According to wikipedia, Japan currently produces 60% of the animated series in the world right now. This results in some interesting cultural differences that should be obvious if you think about it. For instance, I don't know what percentage of movies are made in Hollywood but I figure it must produce a far larger chunk than you would estimate based on GDP or population. That over-representation has led to our country's fixation on media celebrity with the assorted magazines and websites and award shows that come with it. Well, in Japan a similar situation exists when it comes to anime. There, the manga authors and animators and anime directors receive more popularity, recognition, and fame than the equivalent here in the states.

One other difference is the popularity of seiyū, or Japanese voice actors. Not only are they lauded for their roles but seiyū end up being pop stars more often then not, doing voices for anime and also recording songs and putting out CDs. There are magazines devoted to them and fans follow their careers much like you would have fans of Julia Roberts or whatever Hollywood star.

As I've watched more anime lately, I've tried to make a real attempt to recognize seiyū from one role to another. It's harder than it sounds, a lot harder.
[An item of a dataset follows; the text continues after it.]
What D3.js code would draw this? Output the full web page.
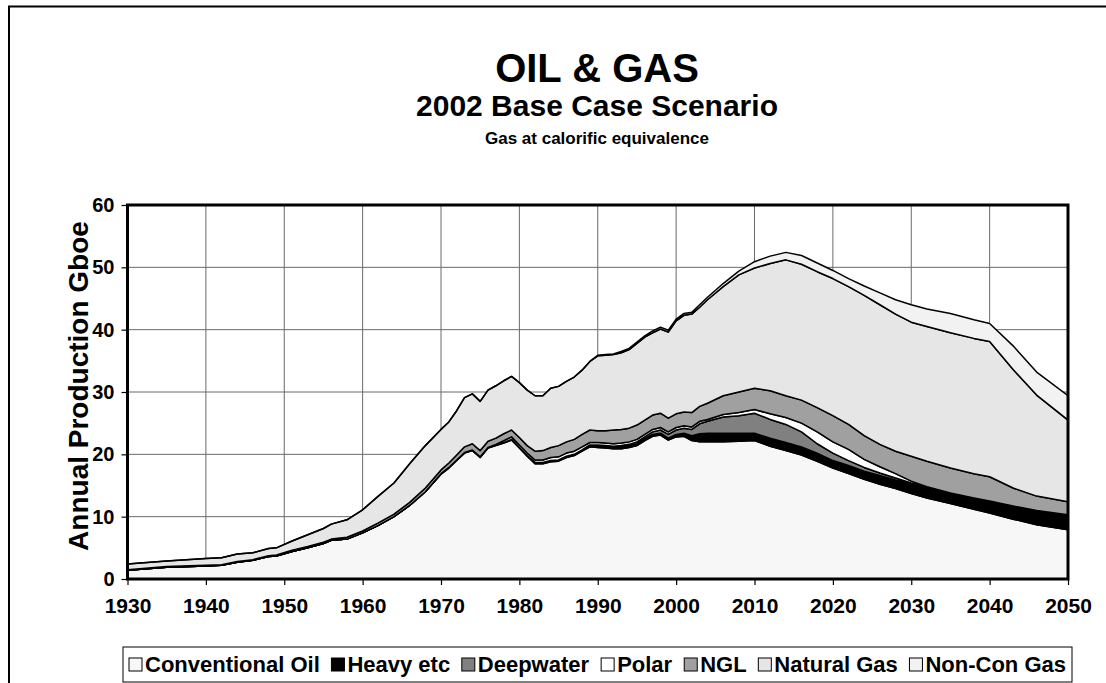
<!DOCTYPE html>
<html lang="en">
<head>
<meta charset="utf-8">
<title>Oil & Gas</title>
<script src="https://d3js.org/d3.v7.min.js"></script>
<style>
  body { margin: 0; background: #fff; }
  svg text { font-family: "Liberation Sans", Arial, sans-serif; font-weight: bold; fill: #000; }
</style>
</head>
<body>
<div id="chart"></div>
<script>
// years with readings (yearly through the wiggly part, sparser elsewhere)
const years = [1930,1935,1940,1942,1944,1946,1948,1949,1951,1953,1955,1956,1958,1960,1962,1964,1966,1968,
  1970,1971,1972,1973,1974,1975,1976,1977,1978,1979,1980,1981,1982,1983,1984,1985,1986,1987,1988,1989,
  1990,1991,1992,1993,1994,1995,1996,1997,1998,1999,2000,2001,2002,2003,2004,
  2006,2008,2010,2012,2014,2016,2018,2020,2022,2024,2026,2028,2030,2032,2035,2038,2040,2043,2046,2050];

const conventionalOil = [1.4,1.9,2.1,2.2,2.7,3.0,3.6,3.7,4.4,5.0,5.7,6.2,6.4,7.4,8.6,10.0,11.8,14.0,
  16.8,17.8,19.0,20.2,20.6,19.5,21.0,21.4,21.8,22.3,21.0,19.7,18.5,18.5,18.8,18.9,19.5,19.8,20.5,21.2,
  21.1,21.0,20.9,20.9,21.1,21.4,22.2,22.9,23.1,22.3,22.8,22.9,22.2,22.0,22.0,
  22.0,22.1,22.2,21.3,20.6,19.9,18.9,17.8,16.9,16.0,15.2,14.5,13.7,13.0,12.1,11.2,10.6,9.6,8.7,7.9];

const heavyEtc = [0,0,0,0,0,0,0,0,0,0,0,0,0,0,0,0,0,0,
  0.1,0.1,0.1,0.1,0.1,0.1,0.1,0.1,0.1,0.1,0.1,0.1,0.2,0.2,0.2,0.2,0.2,0.2,0.2,0.2,
  0.3,0.3,0.3,0.3,0.3,0.3,0.3,0.3,0.3,0.3,0.4,0.5,0.8,1.3,1.4,
  1.4,1.3,1.2,1.3,1.3,1.3,1.3,1.2,1.3,1.3,1.4,1.4,1.6,1.7,1.7,1.8,1.9,2.1,2.3,2.4];

const deepwater = [0,0,0,0,0,0,0,0,0,0,0,0,0,0,0,0,0,0,
  0,0,0,0,0,0,0,0,0,0,0,0,0,0,0,0,0,0,0,0.1,
  0.1,0.1,0.1,0.2,0.2,0.3,0.3,0.4,0.5,0.6,0.7,0.8,1.0,1.6,1.9,
  2.6,2.8,3.2,3.0,2.9,2.4,1.5,1.2,0.8,0.6,0.4,0.3,0.1,0.05,0,0,0,0,0,0];

const polar = [0,0,0,0,0,0,0,0,0,0,0,0,0,0,0,0,0,0,
  0,0,0,0,0,0,0,0.1,0.3,0.4,0.4,0.4,0.4,0.4,0.5,0.5,0.5,0.5,0.5,0.4,
  0.4,0.4,0.4,0.4,0.4,0.4,0.4,0.4,0.4,0.4,0.4,0.4,0.4,0.4,0.3,
  0.4,0.5,0.6,0.9,1.1,1.4,1.9,1.8,1.8,1.3,1.0,0.7,0.3,0.05,0,0,0,0,0,0];

const ngl = [0.1,0.1,0.1,0.1,0.1,0.1,0.15,0.15,0.2,0.2,0.2,0.2,0.3,0.3,0.4,0.4,0.5,0.6,
  0.6,0.7,0.8,0.9,1.0,1.0,1.0,1.0,1.1,1.1,1.2,1.2,1.4,1.5,1.6,1.8,1.8,1.9,2.0,2.0,
  1.9,2.0,2.2,2.2,2.2,2.3,2.3,2.3,2.3,2.2,2.2,2.2,2.3,2.4,2.6,
  3.0,3.3,3.4,3.7,3.5,3.7,3.9,4.2,4.0,3.8,3.6,3.6,4.0,4.1,4.0,3.9,3.9,2.9,2.3,2.1];

const naturalGas = [0.9,0.9,1.1,1.1,1.2,1.1,1.15,1.15,1.5,1.9,2.2,2.4,2.8,3.4,4.3,5.0,6.2,6.8,
  6.5,6.6,7.1,7.9,8.0,7.9,8.2,8.4,8.5,8.6,8.8,8.9,8.9,8.8,9.5,9.5,9.7,10.0,10.3,11.0,
  12.0,12.1,12.1,12.3,12.6,13.1,13.3,13.2,13.5,13.8,14.9,15.5,15.8,15.9,16.6,
  17.5,18.8,19.3,20.4,21.8,21.8,21.8,22.0,22.1,22.5,22.4,22.0,21.5,21.6,21.7,21.7,21.7,19.0,16.2,13.1];

const nonConGas = [0,0,0,0,0,0,0,0,0,0,0,0,0,0,0,0,0,0,
  0,0,0,0,0,0,0,0,0,0,0,0,0,0,0,0,0,0,0,0,
  0.1,0.1,0.1,0.2,0.2,0.2,0.2,0.3,0.3,0.3,0.3,0.3,0.3,0.4,0.4,
  0.5,0.6,1.0,1.2,1.2,1.4,1.4,1.3,1.3,1.5,1.9,2.3,2.8,2.8,3.1,3.0,2.9,3.8,3.7,3.9];

const seriesNames = ["Conventional Oil","Heavy etc","Deepwater","Polar","NGL","Natural Gas","Non-Con Gas"];
const seriesColors = ["#f7f7f7","#000000","#808080","#ffffff","#a0a0a0","#e6e6e6","#f2f2f2"];
const xTicks = [1930,1940,1950,1960,1970,1980,1990,2000,2010,2020,2030,2040,2050];
const yTicks = [0,10,20,30,40,50,60];

const width = 1106, height = 683;
const plot = {left: 127.5, right: 1068, top: 205, bottom: 579};

const svg = d3.select("#chart").append("svg")
    .attr("width", width).attr("height", height);

svg.append("rect").attr("width", width).attr("height", height).attr("fill", "#fff");
// outer chart frame (runs off the right and bottom)
svg.append("rect").attr("x", 9).attr("y", 6.5).attr("width", 1200).attr("height", 700)
    .attr("fill", "none").attr("stroke", "#000").attr("stroke-width", 2);

// titles
const cx = 597;
svg.append("text").attr("x", cx).attr("y", 82).attr("text-anchor", "middle")
    .style("font-size", "40px").text("OIL & GAS");
svg.append("text").attr("x", cx).attr("y", 116).attr("text-anchor", "middle")
    .style("font-size", "30px").text("2002 Base Case Scenario");
svg.append("text").attr("x", cx).attr("y", 144).attr("text-anchor", "middle")
    .style("font-size", "17px").text("Gas at calorific equivalence");

const x = d3.scaleLinear().domain([1930, 2050]).range([plot.left, plot.right]);
const y = d3.scaleLinear().domain([0, 60]).range([plot.bottom, plot.top]);

// gridlines
svg.append("g").selectAll("line").data(xTicks.slice(1, -1)).join("line")
    .attr("x1", d => x(d)).attr("x2", d => x(d)).attr("y1", plot.top).attr("y2", plot.bottom)
    .attr("stroke", "#6a6a6a").attr("stroke-width", 1);
svg.append("g").selectAll("line").data(yTicks.slice(1, -1)).join("line")
    .attr("x1", plot.left).attr("x2", plot.right).attr("y1", d => y(d)).attr("y2", d => y(d))
    .attr("stroke", "#6a6a6a").attr("stroke-width", 1);

// stacked areas
const rows = years.map((yr, i) => ({
  year: yr,
  "Conventional Oil": conventionalOil[i],
  "Heavy etc": heavyEtc[i],
  "Deepwater": deepwater[i],
  "Polar": polar[i],
  "NGL": ngl[i],
  "Natural Gas": naturalGas[i],
  "Non-Con Gas": nonConGas[i]
}));
const stacked = d3.stack().keys(seriesNames)(rows);

svg.append("clipPath").attr("id", "clip").append("rect")
    .attr("x", plot.left).attr("y", plot.top)
    .attr("width", plot.right - plot.left).attr("height", plot.bottom - plot.top);

const area = d3.area()
    .x(d => x(d.data.year))
    .y0(d => y(d[0]))
    .y1(d => y(d[1]));

svg.append("g").attr("clip-path", "url(#clip)")
  .selectAll("path").data(stacked).join("path")
    .attr("d", area)
    .attr("fill", (d, i) => seriesColors[i])
    .attr("stroke", "#000").attr("stroke-width", 1.5)
    .attr("stroke-linejoin", "round");

// plot border
svg.append("rect").attr("x", plot.left).attr("y", plot.top)
    .attr("width", plot.right - plot.left).attr("height", plot.bottom - plot.top)
    .attr("fill", "none").attr("stroke", "#000").attr("stroke-width", 3);

// axes
const xAxis = svg.append("g").attr("transform", `translate(0,${plot.bottom})`)
    .call(d3.axisBottom(x).tickValues(xTicks).tickFormat(d3.format("d")).tickSize(6).tickSizeOuter(0).tickPadding(13));
xAxis.select(".domain").remove();
xAxis.selectAll("line").attr("stroke", "#000").attr("stroke-width", 1.2);
xAxis.selectAll("text").style("font-size", "21px").attr("fill", "#000");

const yAxis = svg.append("g").attr("transform", `translate(${plot.left},0)`)
    .call(d3.axisLeft(y).tickValues(yTicks).tickSize(6).tickSizeOuter(0).tickPadding(7));
yAxis.select(".domain").remove();
yAxis.selectAll("line").attr("stroke", "#000").attr("stroke-width", 1.2);
yAxis.selectAll("text").style("font-size", "20px").attr("fill", "#000");

svg.append("text")
    .attr("transform", `translate(88,386) rotate(-90)`)
    .attr("text-anchor", "middle").style("font-size", "28px")
    .text("Annual Production Gboe");

// legend: entries spread across the box
const legend = svg.append("g");
const lgBox = {x: 123, y: 647, w: 949, h: 35};
legend.append("rect").attr("x", lgBox.x).attr("y", lgBox.y).attr("width", lgBox.w).attr("height", lgBox.h)
    .attr("fill", "#fff").attr("stroke", "#000").attr("stroke-width", 1);

const items = legend.selectAll("g.item").data(seriesNames).join("g").attr("class", "item");
items.append("rect").attr("width", 13).attr("height", 13).attr("y", -14)
    .attr("fill", (d, i) => seriesColors[i]).attr("stroke", "#000").attr("stroke-width", 1);
items.append("text").attr("x", 16).style("font-size", "22px").text(d => d);

let widths = [];
items.each(function() { widths.push(this.getBBox().width); });
const pad = 6;
const gap = (lgBox.w - 2 * pad - d3.sum(widths)) / (widths.length - 1);
let pos = lgBox.x + pad;
items.attr("transform", (d, i) => {
  const t = `translate(${pos},${lgBox.y + 25})`;
  pos += widths[i] + gap;
  return t;
});
</script>
</body>
</html>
For one thing, they're often doing a slightly difference voice to fit whatever character they're playing and secondly, it's all in a language I don't understand to begin with. You might be able to pick Sean Connery's voice out in almost every movie role he stars in but imagine trying to figure out if it's Sean Connery when he's speaking Hungarian and trying to do a voice which sounds like a 10 year old girl. Not so cut and dry then.

That said, I'm always unreasonably proud when I manage to sort one out without having to resort to wikipedia. I know it's probably a strange thing to be happy about but you go with what you got. I wonder if this sort of fixation on trivialities is just one step on the path of good intentions to being an otaku. Before you know it I'll probably be collecting little anime figurines and talking to them at night.